We analyzed c-Fos expression as a marker of neuronal activity in brain areas shown to be important for the performance of CTA and AFC, including the basolateral amygdala, medial prefrontal cortex, and insular cortex. The number of c-Fos–positive cells in the basolateral amygdala was significantly higher in the coretrieval group than in the control group.

Cellular compartment analysis of temporal activity by use of fluorescence in situ hybridization with Arc and Homer 1a (Arc/H1a catFISH) revealed a dynamic interaction between CTA and AFC at the neuronal ensemble level in all the brain areas analyzed.

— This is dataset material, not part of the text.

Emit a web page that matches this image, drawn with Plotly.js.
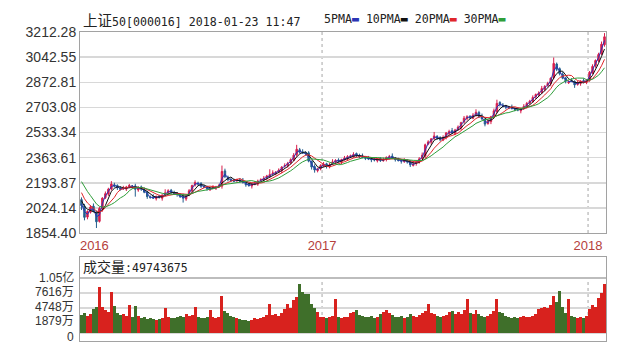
<!DOCTYPE html>
<html>
<head>
<meta charset="utf-8">
<script src="https://cdn.plot.ly/plotly-3.0.1.min.js"></script>
<style>
html,body{margin:0;padding:0;background:#fff;}
#chart{width:640px;height:361px;}
</style>
</head>
<body>
<div id="chart"></div>
<script>
// 上证50 (000016): price bars from early 2016 to 2018-01-23, with volume below.
const barOpen = [2080,2037,1962,1995,2036,1998,1933,2016,2094,2117,2152,2180,2176,2158,2153,2151,2169,2172,2172,2145,
2166,2148,2133,2096,2099,2087,2102,2090,2116,2123,2143,2126,2124,2112,2102,2085,2111,2138,2178,2191,
2189,2167,2167,2147,2156,2158,2168,2171,2274,2232,2217,2208,2211,2213,2208,2191,2184,2172,2187,2185,
2211,2213,2228,2236,2254,2257,2267,2275,2306,2308,2328,2346,2384,2417,2402,2398,2396,2338,2303,2276,
2289,2307,2322,2300,2321,2333,2348,2336,2354,2357,2372,2370,2391,2378,2373,2361,2364,2352,2352,2343,
2358,2343,2353,2361,2374,2359,2352,2343,2338,2343,2338,2311,2324,2332,2357,2375,2456,2468,2493,2506,
2499,2482,2502,2525,2546,2528,2553,2566,2604,2627,2642,2630,2656,2668,2643,2621,2594,2607,2642,2675,
2736,2718,2713,2701,2704,2692,2692,2680,2696,2708,2733,2741,2774,2787,2802,2825,2851,2863,2903,2996,
2964,2927,2902,2870,2883,2878,2858,2866,2884,2872,2887,2935,2986,3018,3063,3126];
const barHigh = [2095,2051,2007,2042,2054,2006,2031,2096,2135,2160,2205,2194,2183,2170,2173,2173,2186,2178,2187,2170,
2175,2162,2140,2108,2117,2108,2113,2116,2150,2150,2152,2140,2131,2124,2120,2113,2151,2181,2210,2201,
2198,2181,2174,2162,2178,2173,2186,2310,2289,2242,2226,2222,2222,2225,2226,2199,2195,2191,2205,2215,
2224,2239,2247,2285,2278,2273,2291,2306,2325,2335,2359,2394,2450,2429,2420,2406,2407,2344,2318,2295,
2319,2334,2329,2327,2353,2353,2359,2356,2375,2380,2384,2400,2398,2390,2391,2369,2375,2358,2367,2362,
2367,2364,2372,2382,2392,2367,2363,2349,2360,2353,2347,2334,2342,2367,2398,2458,2481,2496,2537,2516,
2508,2514,2537,2552,2564,2558,2581,2606,2645,2650,2651,2664,2690,2680,2661,2629,2621,2646,2695,2755,
2745,2732,2720,2713,2722,2700,2703,2696,2725,2740,2754,2784,2797,2812,2848,2853,2876,2906,3040,3006,
2973,2941,2909,2887,2901,2886,2881,2886,2899,2895,2949,2994,3027,3072,3148,3205];
const barLow = [2010,1940,1947,1986,1994,1888,1925,1999,2084,2105,2141,2163,2145,2141,2147,2138,2161,2153,2100,2133,
2139,2123,2085,2086,2084,2074,2087,2073,2106,2111,2119,2113,2100,2091,2060,2072,2103,2121,2168,2173,
2159,2158,2140,2138,2150,2145,2160,2154,2225,2203,2199,2198,2196,2196,2189,2167,2167,2155,2177,2173,
2200,2206,2213,2227,2248,2244,2259,2258,2296,2296,2317,2339,2369,2391,2389,2377,2332,2283,2262,2264,
2278,2300,2290,2291,2315,2320,2332,2319,2344,2345,2361,2363,2365,2361,2359,2347,2347,2333,2338,2331,
2334,2336,2338,2352,2356,2337,2337,2323,2328,2323,2300,2304,2309,2323,2351,2362,2448,2451,2483,2483,
2474,2475,2487,2516,2524,2515,2545,2549,2594,2615,2624,2623,2641,2631,2619,2575,2586,2590,2632,2663,
2709,2703,2690,2691,2689,2677,2677,2663,2686,2696,2722,2734,2759,2778,2796,2812,2843,2846,2893,2948,
2919,2893,2865,2861,2874,2835,2850,2849,2865,2860,2876,2928,2971,3009,3057,3113];
const barClose = [2040,1960,2000,2030,2000,1930,2020,2090,2120,2150,2185,2170,2160,2150,2155,2165,2175,2170,2150,2160,
2150,2130,2100,2095,2090,2100,2095,2110,2125,2140,2130,2120,2115,2100,2090,2105,2140,2175,2195,2185,
2170,2165,2155,2150,2160,2165,2175,2270,2235,2215,2210,2205,2215,2205,2195,2180,2175,2185,2190,2205,
2215,2225,2240,2250,2260,2265,2280,2300,2310,2325,2350,2380,2420,2400,2395,2390,2340,2300,2280,2285,
2310,2320,2305,2315,2335,2345,2340,2350,2360,2370,2375,2385,2380,2370,2365,2360,2355,2350,2348,2352,
2345,2350,2365,2370,2362,2350,2345,2340,2345,2335,2315,2320,2335,2355,2380,2450,2470,2490,2510,2495,
2485,2500,2530,2540,2530,2550,2570,2600,2630,2640,2635,2650,2670,2640,2625,2590,2610,2640,2680,2730,
2720,2710,2705,2700,2695,2690,2685,2690,2710,2730,2745,2770,2790,2800,2830,2845,2865,2900,3000,2960,
2930,2900,2880,2875,2880,2855,2870,2880,2875,2885,2940,2980,3020,3060,3130,3180];
// volume per bar, in 万
const volume = [3400,3800,3300,3600,4600,5000,8800,5000,4300,4000,7900,5200,3900,3500,3700,3300,5400,3000,5200,3200,
2900,3000,2700,2800,2600,2500,2700,2900,4800,3000,2800,2900,3100,3300,3000,3600,3200,3500,4900,3100,
2900,2800,3000,4400,3000,2900,3100,7000,4200,3800,3300,3000,2900,2600,2500,2400,2300,2500,2800,2700,
2900,3100,3400,5500,3500,3700,3300,3900,4600,5500,4700,6300,6800,9300,7800,7500,7400,5600,4800,4000,
3000,3100,2900,3000,3300,6500,3000,2900,3000,3100,3900,4000,4400,3500,3200,3000,3100,3200,2900,3000,
3600,4000,4400,3800,3500,3100,3000,3200,2900,3100,3600,3300,3000,3400,3900,4200,5500,3800,3600,3300,
3100,3200,3500,4000,4200,3600,4000,3700,4300,6500,3900,3600,4400,3700,3300,3000,3200,3700,4100,6500,
4000,3800,3200,3000,2900,3100,2900,3000,3300,3100,3000,3200,3600,4500,4700,5000,4800,5400,7000,6000,
8000,5000,3900,6500,3300,3000,2900,3000,2800,3200,4500,5300,5000,6600,7600,9300];
// closes before the first shown bar, used to seed the moving averages
const priorClose = [2360,2340,2330,2300,2250,2200,2150,2110,2080,2060];

const priceTicks = [1854.40,2024.14,2193.87,2363.61,2533.34,2703.08,2872.81,3042.55,3212.28];
const volumeTicks = [0,1879,4748,7616,10485];
const volumeTickText = ['0','1879万','4748万','7616万','1.05亿'];
const volumeLabelNudge = [-4, 2, 1.5, 1, 1];   // spreads the crowded volume labels evenly
const yearTicks = [4.3, 80.5, 169.5];
const yearText = ['2016','2017','2018'];
const maPeriods = [5,10,20,30];
const maColors = ['#2b35b5','#111111','#e0262a','#2f9e3a'];
const daysPerBar = 2.75;

const upColor = '#d81e4c', downColor = '#245f8e';
const volUp = '#d8221e', volDown = '#3f6f2a';

const n = barClose.length;
const idx = barClose.map((_, i) => i);
const allClose = priorClose.concat(barClose);

function movingAverage(win) {
  const out = [];
  for (let i = 0; i < n; i++) {
    const end = i + priorClose.length, start = end - win + 1;
    if (start < 0) { out.push(null); continue; }
    let s = 0;
    for (let k = start; k <= end; k++) s += allClose[k];
    out.push(s / win);
  }
  return out;
}

const traces = [{
  type: 'candlestick', x: idx, open: barOpen, high: barHigh, low: barLow, close: barClose,
  xaxis: 'x', yaxis: 'y', hoverinfo: 'skip', whiskerwidth: 0,
  increasing: {line: {color: upColor, width: 1}, fillcolor: upColor},
  decreasing: {line: {color: downColor, width: 1}, fillcolor: downColor}
}];
maPeriods.forEach((p, j) => {
  traces.push({
    type: 'scatter', mode: 'lines', x: idx, y: movingAverage(Math.max(2, Math.round(p / daysPerBar))),
    xaxis: 'x', yaxis: 'y', line: {color: maColors[j], width: 1}, hoverinfo: 'skip'
  });
});
traces.push({
  type: 'bar', x: idx, y: volume, xaxis: 'x2', yaxis: 'y2', hoverinfo: 'skip',
  marker: {color: idx.map(i => barClose[i] >= barOpen[i] ? volUp : volDown), line: {width: 0}}
});

const axisLine = '#a2a2a2';
const labelFont = {family: 'Liberation Sans, Noto Sans CJK SC, sans-serif', size: 14, color: '#333'};

const volumeLabels = volumeTicks.map((v, k) => ({
  xref: 'paper', yref: 'y2', x: -0.0076, y: v, xanchor: 'right', yanchor: 'middle',
  yshift: volumeLabelNudge[k], showarrow: false, text: volumeTickText[k],
  font: Object.assign({}, labelFont, {size: 12})
}));

const layout = {
  width: 640, height: 361,
  margin: {l: 80, r: 34, t: 32, b: 20, pad: 0},
  paper_bgcolor: '#fff', plot_bgcolor: '#fff',
  showlegend: false, bargap: 0, boxgap: 0.3,
  xaxis: {
    anchor: 'y', range: [-0.5, n - 0.5], rangeslider: {visible: false},
    tickvals: yearTicks, ticktext: yearText, ticks: '',
    tickfont: {family: 'Liberation Sans, sans-serif', size: 13, color: '#b5403c'},
    showgrid: false, zeroline: false, showline: true, mirror: true, linecolor: axisLine, linewidth: 1
  },
  yaxis: {
    domain: [0.3495, 1], range: [1854.40, 3212.28],
    tickvals: priceTicks, ticktext: priceTicks.map(v => v.toFixed(2)), ticks: '',
    tickfont: labelFont, gridcolor: '#d8d8d8', gridwidth: 1.5,
    showline: true, mirror: true, linecolor: axisLine, zeroline: false
  },
  xaxis2: {
    anchor: 'y2', matches: 'x', showticklabels: false, ticks: '',
    showgrid: false, zeroline: false, showline: true, mirror: true, linecolor: axisLine
  },
  yaxis2: {
    domain: [0, 0.2718], range: [-1525, 14488],
    tickvals: volumeTicks, showticklabels: false, ticks: '',
    gridcolor: '#d8d8d8', gridwidth: 1.5,
    showline: true, mirror: true, linecolor: axisLine, zeroline: false
  },
  shapes: [
    {type: 'line', xref: 'x', yref: 'y domain', x0: yearTicks[1], x1: yearTicks[1], y0: 0, y1: 1,
     line: {color: '#c4c4c4', width: 1.5, dash: 'dot'}, layer: 'below'},
    {type: 'line', xref: 'x', yref: 'y domain', x0: yearTicks[2], x1: yearTicks[2], y0: 0, y1: 1,
     line: {color: '#c4c4c4', width: 1.5, dash: 'dot'}, layer: 'below'},
    {type: 'line', xref: 'x2', yref: 'y2', x0: yearTicks[1], x1: yearTicks[1], y0: 0, y1: volumeTicks[4],
     line: {color: '#c4c4c4', width: 1.5, dash: 'dot'}, layer: 'below'},
    {type: 'line', xref: 'x2', yref: 'y2', x0: yearTicks[2], x1: yearTicks[2], y0: 0, y1: volumeTicks[4],
     line: {color: '#c4c4c4', width: 1.5, dash: 'dot'}, layer: 'below'},
    {type: 'line', xref: 'x2 domain', yref: 'y2', x0: 0, x1: 1, y0: volumeTicks[4], y1: volumeTicks[4],
     line: {color: axisLine, width: 1}}
  ],
  annotations: [
    {xref: 'paper', yref: 'paper', x: 0.002, y: 1.042, xanchor: 'left', yanchor: 'middle', showarrow: false,
     font: {family: 'DejaVu Sans Mono, monospace', size: 11.6, color: '#222'},
     text: '<span style="font-family:Noto Sans CJK SC;font-size:14.5px">上证</span>50[000016] 2018-01-23 11:47'},
    {xref: 'paper', yref: 'paper', x: 0.4592, y: 1.042, xanchor: 'left', yanchor: 'middle', showarrow: false,
     font: {family: 'DejaVu Sans Mono, monospace', size: 11.6, color: '#222'},
     text: maPeriods.map((p, j) => p + 'PMA<span style="color:' + maColors[j] + '">▬</span>').join(' ')},
    {xref: 'paper', yref: 'paper', x: 0.002, y: 0.2427, xanchor: 'left', yanchor: 'middle', showarrow: false,
     font: {family: 'DejaVu Sans Mono, monospace', size: 11.6, color: '#222'},
     text: '<span style="font-family:Noto Sans CJK SC;font-size:14px">成交量</span>:49743675'}
  ].concat(volumeLabels)
};

Plotly.newPlot('chart', traces, layout, {staticPlot: true, displayModeBar: false});
</script>
</body>
</html>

Our study reveals that repetitive coretrieval    reorganizes two aversive memory traces    to generate an intersectional neuronal ensemble,    neurons shared by both prestored CTA and AFC memories. The overlapping ensemble is responsible for memory association but is dispensable for the retrieval of original memories. An increase in overlapping ensembles has been observed when memories are associated in a variety of learning paradigms. Moreover, memories for events occurring close together in time generate an interaction that accompanies an overlap in the cell ensembles of each memory. Memory trace is not always allocated at the primary active neurons and could be potentially reallocated to the different subsets of neuronal ensembles. The increase in the overlap between CTA and AFC ensembles suggests that the overlapping ensemble is newly formed by the RCS. Thus, after the RCS, CTA and AFC memory traces are reallocated and reorganized to form a memory linkage. Generating an overlapping neuronal ensemble is a general mechanism underlying a linkage between memories during both acquisition and retrieval. Our finding of an overlapping ensemble that is responsible for memory association but dispensable for retrieval of original memories may provide a way to dissociate daily memories that relate in some way to the circumstances of a trauma from a traumatic event. This could help prevent flashback in individuals with posttraumatic stress disorder.